Retype the whole listing, please, keeping every line exact and dropping the pictures.

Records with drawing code
_ _ _ _ _

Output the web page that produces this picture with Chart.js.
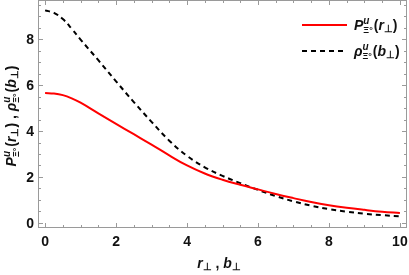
<!DOCTYPE html>
<html>
<head>
<meta charset="utf-8">
<script src="https://cdn.jsdelivr.net/npm/chart.js@4.4.1/dist/chart.umd.min.js"></script>
<style>
  html, body { margin: 0; padding: 0; background: #fff; }
  #wrap { width: 409px; height: 275px; }
</style>
</head>
<body>
<div id="wrap"><canvas id="chart" width="409" height="275"></canvas></div>
<script>
// values
const xValues = [0, 0.25, 0.5, 0.75, 1, 1.5, 2, 2.5, 3, 3.5, 4, 4.5, 5, 5.5, 6, 6.5, 7, 7.5, 8, 8.5, 9, 9.5, 10];
const probValues = [5.65, 5.63, 5.56, 5.42, 5.23, 4.77, 4.31, 3.86, 3.41, 2.94, 2.50, 2.15, 1.88, 1.66, 1.46, 1.26, 1.08, 0.91, 0.77, 0.66, 0.57, 0.49, 0.43];
const densValues = [9.25, 9.14, 8.87, 8.45, 7.98, 7.08, 6.16, 5.26, 4.40, 3.58, 2.92, 2.42, 2.05, 1.73, 1.44, 1.17, 0.94, 0.75, 0.60, 0.49, 0.40, 0.34, 0.29];
const xTicks = [0, 2, 4, 6, 8, 10];
const yTicks = [0, 2, 4, 6, 8];

const FONT = '"Liberation Sans", Arial, sans-serif';
const FRAME = '#9a9a9a';

// draw a run of segments: {t, it, sz, dy}; stacked sup/sub via {stack}
function drawRich(ctx, parts, x, y) {
  let cx = x;
  parts.forEach(p => {
    if (p.stack) {
      ctx.font = 'italic bold 10px ' + FONT;
      const w1 = ctx.measureText(p.stack.sup).width;
      ctx.fillText(p.stack.sup, cx, y - 6);
      ctx.font = 'bold 9px ' + FONT;
      const w2 = ctx.measureText(p.stack.sub).width;
      ctx.fillText(p.stack.sub, cx, y + 3);
      cx += Math.max(w1, w2) + 1;
    } else {
      ctx.font = (p.it ? 'italic ' : '') + 'bold ' + (p.sz || 14) + 'px ' + FONT;
      ctx.fillText(p.t, cx, y + (p.dy || 0));
      cx += ctx.measureText(p.t).width;
    }
  });
  return cx - x;
}

function measureRich(ctx, parts) {
  let w = 0;
  parts.forEach(p => {
    if (p.stack) {
      ctx.font = 'italic bold 10px ' + FONT;
      const w1 = ctx.measureText(p.stack.sup).width;
      ctx.font = 'bold 9px ' + FONT;
      w += Math.max(w1, ctx.measureText(p.stack.sub).width) + 1;
    } else {
      ctx.font = (p.it ? 'italic ' : '') + 'bold ' + (p.sz || 14) + 'px ' + FONT;
      w += ctx.measureText(p.t).width;
    }
  });
  return w;
}

const pLabel = [
  { t: 'P', it: true },
  { stack: { sup: 'u', sub: 'Ξ°' } },
  { t: '(' }, { t: 'r', it: true }, { t: '⊥', sz: 10, dy: 2 }, { t: ')' }
];
const rhoLabel = [
  { t: 'ρ', it: true },
  { stack: { sup: 'u', sub: 'Ξ°' } },
  { t: '(' }, { t: 'b', it: true }, { t: '⊥', sz: 10, dy: 2 }, { t: ')' }
];

const framePlugin = {
  id: 'frame',
  afterDraw(chart) {
    const ctx = chart.ctx;
    const a = chart.chartArea;
    const xs = chart.scales.x, ys = chart.scales.y;
    ctx.save();
    ctx.strokeStyle = FRAME;
    ctx.lineWidth = 1;
    ctx.strokeRect(Math.round(a.left) + 0.5, Math.round(a.top) + 0.5,
      Math.round(a.right - a.left) - 1, Math.round(a.bottom - a.top) - 1);

    // inward ticks on all four sides
    ctx.beginPath();
    for (let v = 0; v <= 10.001; v += 0.5) {
      const px = Math.round(xs.getPixelForValue(v)) + 0.5;
      const len = xTicks.includes(v) ? 5 : 3;
      ctx.moveTo(px, a.bottom); ctx.lineTo(px, a.bottom - len);
      ctx.moveTo(px, a.top); ctx.lineTo(px, a.top + len);
    }
    for (let v = 0; v <= 9.5; v += 0.5) {
      const py = Math.round(ys.getPixelForValue(v)) + 0.5;
      const len = yTicks.includes(v) ? 5 : 3;
      ctx.moveTo(a.left, py); ctx.lineTo(a.left + len, py);
      ctx.moveTo(a.right, py); ctx.lineTo(a.right - len, py);
    }
    ctx.stroke();

    // tick labels
    ctx.fillStyle = '#111';
    ctx.font = 'bold 14px ' + FONT;
    ctx.textAlign = 'center';
    ctx.textBaseline = 'alphabetic';
    xTicks.forEach(v => ctx.fillText(String(v), xs.getPixelForValue(v), 246));
    ctx.textAlign = 'right';
    yTicks.forEach(v => ctx.fillText(String(v), 34, ys.getPixelForValue(v) + 5));

    // x title
    ctx.textAlign = 'left';
    const xt = [{ t: 'r', it: true }, { t: '⊥', sz: 10, dy: 2 }, { t: ' , ' }, { t: 'b', it: true }, { t: '⊥', sz: 10, dy: 2 }];
    const xw = measureRich(ctx, xt);
    drawRich(ctx, xt, 219 - xw / 2, 268);

    // y title, rotated
    const yt = pLabel.concat([{ t: ' , ' }], rhoLabel);
    const yw = measureRich(ctx, yt);
    ctx.save();
    ctx.translate(16, 116);
    ctx.rotate(-Math.PI / 2);
    drawRich(ctx, yt, -yw / 2, 0);
    ctx.restore();

    // legend
    ctx.lineWidth = 2;
    ctx.strokeStyle = '#ff0000';
    ctx.beginPath(); ctx.moveTo(302, 25); ctx.lineTo(347, 25); ctx.stroke();
    ctx.strokeStyle = '#000';
    ctx.setLineDash([5, 4]);
    ctx.beginPath(); ctx.moveTo(302, 51); ctx.lineTo(347, 51); ctx.stroke();
    ctx.setLineDash([]);
    drawRich(ctx, pLabel, 354, 30);
    drawRich(ctx, rhoLabel, 354, 56);
    ctx.restore();
  }
};

new Chart(document.getElementById('chart'), {
  type: 'line',
  data: {
    datasets: [
      {
        label: 'P',
        data: xValues.map((x, i) => ({ x, y: probValues[i] })),
        borderColor: '#ff0000',
        borderWidth: 2,
        pointRadius: 0,
        tension: 0.4,
        fill: false,
      },
      {
        label: 'rho',
        data: xValues.map((x, i) => ({ x, y: densValues[i] })),
        borderColor: '#000000',
        borderWidth: 2,
        borderDash: [5, 4],
        pointRadius: 0,
        tension: 0.4,
        fill: false,
      },
    ],
  },
  options: {
    responsive: false,
    animation: false,
    layout: { padding: { left: 38, right: 2, top: 0, bottom: 47 } },
    plugins: { legend: { display: false }, tooltip: { enabled: false } },
    scales: {
      x: { type: 'linear', min: -0.2, max: 10.2, display: false },
      y: { type: 'linear', min: -0.22, max: 9.7, display: false },
    },
  },
  plugins: [framePlugin],
});
</script>
</body>
</html>
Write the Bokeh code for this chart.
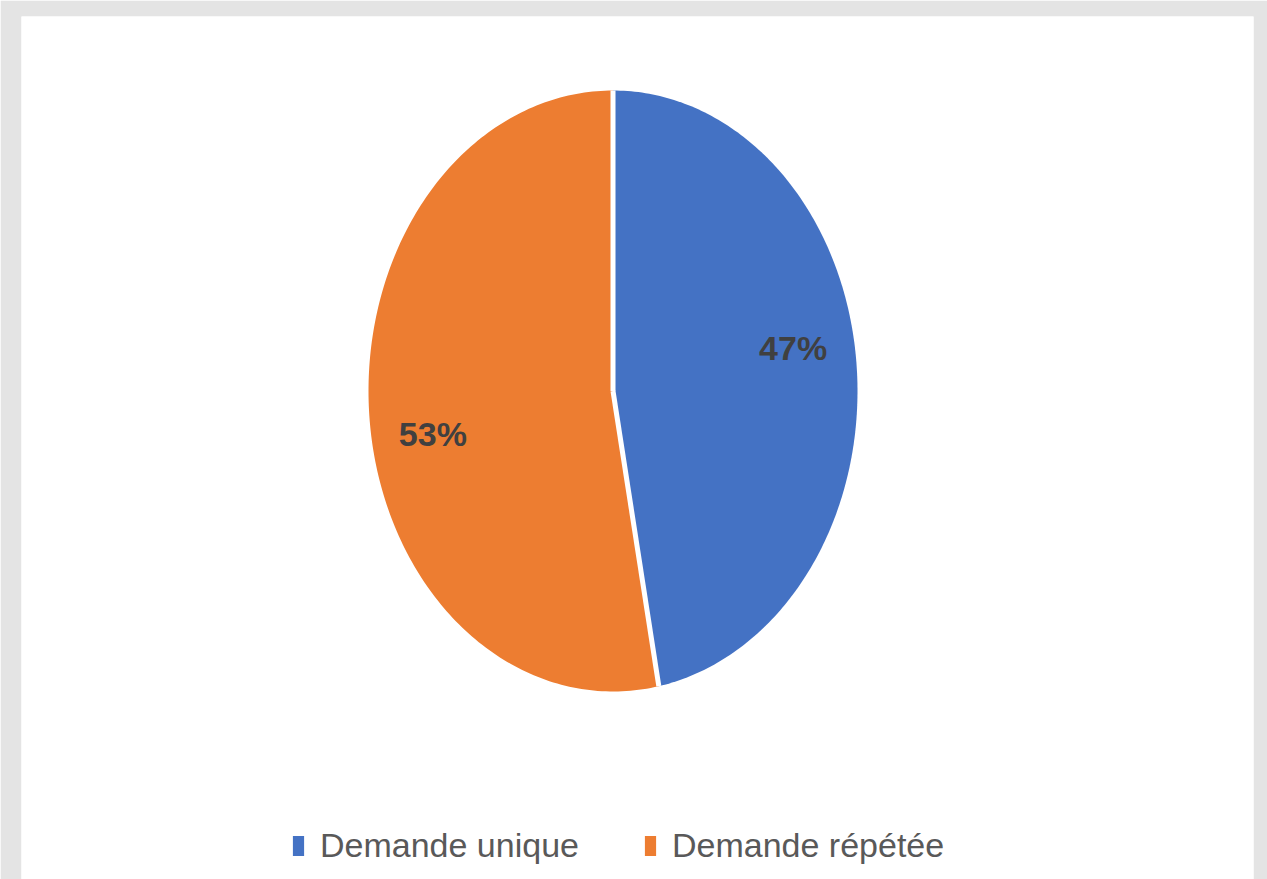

_ _ _ _ _

▶ **ANSWER TO THIS TASK**
Output the web page that produces this picture with Chart.js.
<!DOCTYPE html>
<html>
<head>
<meta charset="utf-8">
<script src="https://cdn.jsdelivr.net/npm/chart.js@4.4.1/dist/chart.umd.min.js"></script>
<style>
  html, body { margin: 0; padding: 0; background: #fff; }
  #wrap { width: 409px; height: 275px; }
</style>
</head>
<body>
<div id="wrap"><canvas id="chart" width="409" height="275"></canvas></div>
<script>
// values
const xValues = [0, 0.25, 0.5, 0.75, 1, 1.5, 2, 2.5, 3, 3.5, 4, 4.5, 5, 5.5, 6, 6.5, 7, 7.5, 8, 8.5, 9, 9.5, 10];
const probValues = [5.65, 5.63, 5.56, 5.42, 5.23, 4.77, 4.31, 3.86, 3.41, 2.94, 2.50, 2.15, 1.88, 1.66, 1.46, 1.26, 1.08, 0.91, 0.77, 0.66, 0.57, 0.49, 0.43];
const densValues = [9.25, 9.14, 8.87, 8.45, 7.98, 7.08, 6.16, 5.26, 4.40, 3.58, 2.92, 2.42, 2.05, 1.73, 1.44, 1.17, 0.94, 0.75, 0.60, 0.49, 0.40, 0.34, 0.29];
const xTicks = [0, 2, 4, 6, 8, 10];
const yTicks = [0, 2, 4, 6, 8];

const FONT = '"Liberation Sans", Arial, sans-serif';
const FRAME = '#9a9a9a';

// draw a run of segments: {t, it, sz, dy}; stacked sup/sub via {stack}
function drawRich(ctx, parts, x, y) {
  let cx = x;
  parts.forEach(p => {
    if (p.stack) {
      ctx.font = 'italic bold 10px ' + FONT;
      const w1 = ctx.measureText(p.stack.sup).width;
      ctx.fillText(p.stack.sup, cx, y - 6);
      ctx.font = 'bold 9px ' + FONT;
      const w2 = ctx.measureText(p.stack.sub).width;
      ctx.fillText(p.stack.sub, cx, y + 3);
      cx += Math.max(w1, w2) + 1;
    } else {
      ctx.font = (p.it ? 'italic ' : '') + 'bold ' + (p.sz || 14) + 'px ' + FONT;
      ctx.fillText(p.t, cx, y + (p.dy || 0));
      cx += ctx.measureText(p.t).width;
    }
  });
  return cx - x;
}

function measureRich(ctx, parts) {
  let w = 0;
  parts.forEach(p => {
    if (p.stack) {
      ctx.font = 'italic bold 10px ' + FONT;
      const w1 = ctx.measureText(p.stack.sup).width;
      ctx.font = 'bold 9px ' + FONT;
      w += Math.max(w1, ctx.measureText(p.stack.sub).width) + 1;
    } else {
      ctx.font = (p.it ? 'italic ' : '') + 'bold ' + (p.sz || 14) + 'px ' + FONT;
      w += ctx.measureText(p.t).width;
    }
  });
  return w;
}

const pLabel = [
  { t: 'P', it: true },
  { stack: { sup: 'u', sub: 'Ξ°' } },
  { t: '(' }, { t: 'r', it: true }, { t: '⊥', sz: 10, dy: 2 }, { t: ')' }
];
const rhoLabel = [
  { t: 'ρ', it: true },
  { stack: { sup: 'u', sub: 'Ξ°' } },
  { t: '(' }, { t: 'b', it: true }, { t: '⊥', sz: 10, dy: 2 }, { t: ')' }
];

const framePlugin = {
  id: 'frame',
  afterDraw(chart) {
    const ctx = chart.ctx;
    const a = chart.chartArea;
    const xs = chart.scales.x, ys = chart.scales.y;
    ctx.save();
    ctx.strokeStyle = FRAME;
    ctx.lineWidth = 1;
    ctx.strokeRect(Math.round(a.left) + 0.5, Math.round(a.top) + 0.5,
      Math.round(a.right - a.left) - 1, Math.round(a.bottom - a.top) - 1);

    // inward ticks on all four sides
    ctx.beginPath();
    for (let v = 0; v <= 10.001; v += 0.5) {
      const px = Math.round(xs.getPixelForValue(v)) + 0.5;
      const len = xTicks.includes(v) ? 5 : 3;
      ctx.moveTo(px, a.bottom); ctx.lineTo(px, a.bottom - len);
      ctx.moveTo(px, a.top); ctx.lineTo(px, a.top + len);
    }
    for (let v = 0; v <= 9.5; v += 0.5) {
      const py = Math.round(ys.getPixelForValue(v)) + 0.5;
      const len = yTicks.includes(v) ? 5 : 3;
      ctx.moveTo(a.left, py); ctx.lineTo(a.left + len, py);
      ctx.moveTo(a.right, py); ctx.lineTo(a.right - len, py);
    }
    ctx.stroke();

    // tick labels
    ctx.fillStyle = '#111';
    ctx.font = 'bold 14px ' + FONT;
    ctx.textAlign = 'center';
    ctx.textBaseline = 'alphabetic';
    xTicks.forEach(v => ctx.fillText(String(v), xs.getPixelForValue(v), 246));
    ctx.textAlign = 'right';
    yTicks.forEach(v => ctx.fillText(String(v), 34, ys.getPixelForValue(v) + 5));

    // x title
    ctx.textAlign = 'left';
    const xt = [{ t: 'r', it: true }, { t: '⊥', sz: 10, dy: 2 }, { t: ' , ' }, { t: 'b', it: true }, { t: '⊥', sz: 10, dy: 2 }];
    const xw = measureRich(ctx, xt);
    drawRich(ctx, xt, 219 - xw / 2, 268);

    // y title, rotated
    const yt = pLabel.concat([{ t: ' , ' }], rhoLabel);
    const yw = measureRich(ctx, yt);
    ctx.save();
    ctx.translate(16, 116);
    ctx.rotate(-Math.PI / 2);
    drawRich(ctx, yt, -yw / 2, 0);
    ctx.restore();

    // legend
    ctx.lineWidth = 2;
    ctx.strokeStyle = '#ff0000';
    ctx.beginPath(); ctx.moveTo(302, 25); ctx.lineTo(347, 25); ctx.stroke();
    ctx.strokeStyle = '#000';
    ctx.setLineDash([5, 4]);
    ctx.beginPath(); ctx.moveTo(302, 51); ctx.lineTo(347, 51); ctx.stroke();
    ctx.setLineDash([]);
    drawRich(ctx, pLabel, 354, 30);
    drawRich(ctx, rhoLabel, 354, 56);
    ctx.restore();
  }
};

new Chart(document.getElementById('chart'), {
  type: 'line',
  data: {
    datasets: [
      {
        label: 'P',
        data: xValues.map((x, i) => ({ x, y: probValues[i] })),
        borderColor: '#ff0000',
        borderWidth: 2,
        pointRadius: 0,
        tension: 0.4,
        fill: false,
      },
      {
        label: 'rho',
        data: xValues.map((x, i) => ({ x, y: densValues[i] })),
        borderColor: '#000000',
        borderWidth: 2,
        borderDash: [5, 4],
        pointRadius: 0,
        tension: 0.4,
        fill: false,
      },
    ],
  },
  options: {
    responsive: false,
    animation: false,
    layout: { padding: { left: 38, right: 2, top: 0, bottom: 47 } },
    plugins: { legend: { display: false }, tooltip: { enabled: false } },
    scales: {
      x: { type: 'linear', min: -0.2, max: 10.2, display: false },
      y: { type: 'linear', min: -0.22, max: 9.7, display: false },
    },
  },
  plugins: [framePlugin],
});
</script>
</body>
</html>
Write the Bokeh code for this chart.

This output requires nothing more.